Dave Weigel reports that some Republicans, miffed by certain advances made by Democrats in the lame duck sessions, plan to reintroduce the “End the Lame Duck Act,” legislation that would ban future lame duck sessions after Congressional elections. Here’s some of the bill:

(a) Mandatory Sine Die Adjournment- Except as provided in subsection (b), if the House of Representatives stands adjourned on the date of the regularly scheduled general election for Federal office during a Congress (beginning with the One Hundred Tenth Congress) pursuant to a concurrent resolution providing for the adjournment of the House, the House shall be considered to be adjourned sine die.
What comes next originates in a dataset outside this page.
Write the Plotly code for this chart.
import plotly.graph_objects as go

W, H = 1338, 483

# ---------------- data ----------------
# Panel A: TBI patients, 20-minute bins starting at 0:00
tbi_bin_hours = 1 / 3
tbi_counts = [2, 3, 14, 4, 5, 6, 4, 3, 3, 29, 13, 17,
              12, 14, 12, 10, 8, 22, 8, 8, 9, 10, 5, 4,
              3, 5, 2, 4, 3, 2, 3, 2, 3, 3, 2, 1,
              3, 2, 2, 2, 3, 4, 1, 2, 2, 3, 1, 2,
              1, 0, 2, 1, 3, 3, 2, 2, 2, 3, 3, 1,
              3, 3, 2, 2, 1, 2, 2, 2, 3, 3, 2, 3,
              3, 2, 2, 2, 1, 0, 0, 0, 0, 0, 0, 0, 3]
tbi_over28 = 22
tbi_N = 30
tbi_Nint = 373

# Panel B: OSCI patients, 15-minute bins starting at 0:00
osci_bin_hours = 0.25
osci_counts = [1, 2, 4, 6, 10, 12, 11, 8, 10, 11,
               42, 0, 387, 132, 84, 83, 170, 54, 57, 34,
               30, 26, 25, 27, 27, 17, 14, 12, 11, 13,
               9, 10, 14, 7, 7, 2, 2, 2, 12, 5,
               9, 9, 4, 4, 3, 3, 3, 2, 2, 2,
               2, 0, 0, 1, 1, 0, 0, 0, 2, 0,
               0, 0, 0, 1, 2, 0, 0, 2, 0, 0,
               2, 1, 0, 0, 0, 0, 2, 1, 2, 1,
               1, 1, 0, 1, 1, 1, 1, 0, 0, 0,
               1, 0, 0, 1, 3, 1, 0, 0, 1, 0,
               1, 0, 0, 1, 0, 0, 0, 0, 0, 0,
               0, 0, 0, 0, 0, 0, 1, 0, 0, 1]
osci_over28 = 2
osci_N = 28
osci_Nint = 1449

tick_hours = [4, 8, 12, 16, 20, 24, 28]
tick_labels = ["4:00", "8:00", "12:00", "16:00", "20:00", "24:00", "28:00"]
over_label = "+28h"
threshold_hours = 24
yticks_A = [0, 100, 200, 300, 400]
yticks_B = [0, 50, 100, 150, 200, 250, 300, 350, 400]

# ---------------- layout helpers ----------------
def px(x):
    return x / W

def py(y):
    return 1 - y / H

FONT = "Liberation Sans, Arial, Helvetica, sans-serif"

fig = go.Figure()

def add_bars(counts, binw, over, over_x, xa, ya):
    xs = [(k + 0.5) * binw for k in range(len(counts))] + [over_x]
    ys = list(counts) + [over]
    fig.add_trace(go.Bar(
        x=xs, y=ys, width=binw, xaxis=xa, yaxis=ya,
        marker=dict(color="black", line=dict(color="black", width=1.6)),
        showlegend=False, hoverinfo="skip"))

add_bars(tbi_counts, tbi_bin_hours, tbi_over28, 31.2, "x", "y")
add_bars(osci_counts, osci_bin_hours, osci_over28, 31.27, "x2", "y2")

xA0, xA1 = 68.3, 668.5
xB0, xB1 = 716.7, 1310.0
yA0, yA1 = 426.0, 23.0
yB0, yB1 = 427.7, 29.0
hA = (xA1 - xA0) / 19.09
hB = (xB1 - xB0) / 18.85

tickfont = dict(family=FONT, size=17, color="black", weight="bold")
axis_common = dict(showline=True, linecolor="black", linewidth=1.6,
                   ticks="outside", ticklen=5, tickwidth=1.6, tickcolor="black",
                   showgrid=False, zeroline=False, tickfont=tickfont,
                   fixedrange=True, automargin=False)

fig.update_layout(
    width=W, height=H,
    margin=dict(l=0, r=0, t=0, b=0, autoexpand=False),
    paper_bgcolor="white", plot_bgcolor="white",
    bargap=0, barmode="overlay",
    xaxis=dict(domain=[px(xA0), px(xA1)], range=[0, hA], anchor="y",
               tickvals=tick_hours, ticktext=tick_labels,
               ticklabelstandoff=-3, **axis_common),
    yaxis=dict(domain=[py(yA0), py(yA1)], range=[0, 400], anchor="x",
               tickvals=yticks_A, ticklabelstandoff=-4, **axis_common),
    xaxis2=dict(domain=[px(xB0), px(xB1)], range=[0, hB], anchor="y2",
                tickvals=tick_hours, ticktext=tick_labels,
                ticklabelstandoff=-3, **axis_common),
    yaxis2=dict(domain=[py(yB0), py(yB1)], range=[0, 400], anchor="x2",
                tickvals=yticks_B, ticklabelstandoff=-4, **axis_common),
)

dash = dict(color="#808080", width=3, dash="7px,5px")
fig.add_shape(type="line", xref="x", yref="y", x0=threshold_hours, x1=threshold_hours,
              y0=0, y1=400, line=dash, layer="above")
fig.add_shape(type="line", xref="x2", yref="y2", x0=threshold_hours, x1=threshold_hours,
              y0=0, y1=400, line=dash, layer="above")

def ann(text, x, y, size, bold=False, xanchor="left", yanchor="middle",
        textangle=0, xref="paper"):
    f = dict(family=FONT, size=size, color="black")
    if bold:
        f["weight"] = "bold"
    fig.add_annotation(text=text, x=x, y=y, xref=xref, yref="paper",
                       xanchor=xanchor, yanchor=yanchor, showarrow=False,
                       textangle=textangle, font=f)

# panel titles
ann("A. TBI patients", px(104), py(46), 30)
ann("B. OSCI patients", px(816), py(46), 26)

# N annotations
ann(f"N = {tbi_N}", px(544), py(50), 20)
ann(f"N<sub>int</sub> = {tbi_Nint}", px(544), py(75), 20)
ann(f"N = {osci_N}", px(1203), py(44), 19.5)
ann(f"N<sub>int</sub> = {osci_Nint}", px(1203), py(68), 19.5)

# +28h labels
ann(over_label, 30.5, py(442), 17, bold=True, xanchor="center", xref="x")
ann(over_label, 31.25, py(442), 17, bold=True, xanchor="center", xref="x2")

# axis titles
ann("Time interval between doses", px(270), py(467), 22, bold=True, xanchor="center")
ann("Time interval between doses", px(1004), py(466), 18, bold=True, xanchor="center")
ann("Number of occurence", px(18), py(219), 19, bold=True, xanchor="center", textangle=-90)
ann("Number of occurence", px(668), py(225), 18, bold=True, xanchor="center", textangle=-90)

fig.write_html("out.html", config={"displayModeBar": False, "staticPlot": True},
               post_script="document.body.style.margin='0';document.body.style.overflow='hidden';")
(b) Permitting Reassembly in Case of National Emergency- After the date described in subsection (a), the Speaker of the House of Representatives and the Majority Leader of the Senate, or their respective designees, acting jointly after consultation with the Minority Leader of the House and the Minority Leader of the Senate, may notify the Members of the House and Senate, respectively, to reassemble if they determine that the existence of a national emergency warrants it.

Rep. Lynn Jenkins is spearheading this effort. I guess she really wanted the Bush tax cuts to expire, which was a certainty without a lame duck.

It’s important to explain why the lame duck session experienced the unusual productivity it did this year. The two main reasons are this: 1) Republicans successfully blocked so many bills, even ones with broad support, in the year leading up to the lame duck, that it left a lot of no-brainer legislation on the table for Democrats to mop up; 2) there’s an expected productivity at the end of a session, especially when dealing with expiring provisions. A Congress without a lame duck session would simply have more substantial activity prior to adjournment for the elections. And a Congress with functional rules, so that the minority cannot obstruct everything the majority tries to do, would not have so many legislation sitting around at the end of the session.

Jenkins’ bill, which received only 20 co-sponsors, is exceedingly unlikely to get passed. But it reflects the position of Republicans, to stamp out anything that smells like progress, even if they are attacking the symptoms and not the disease.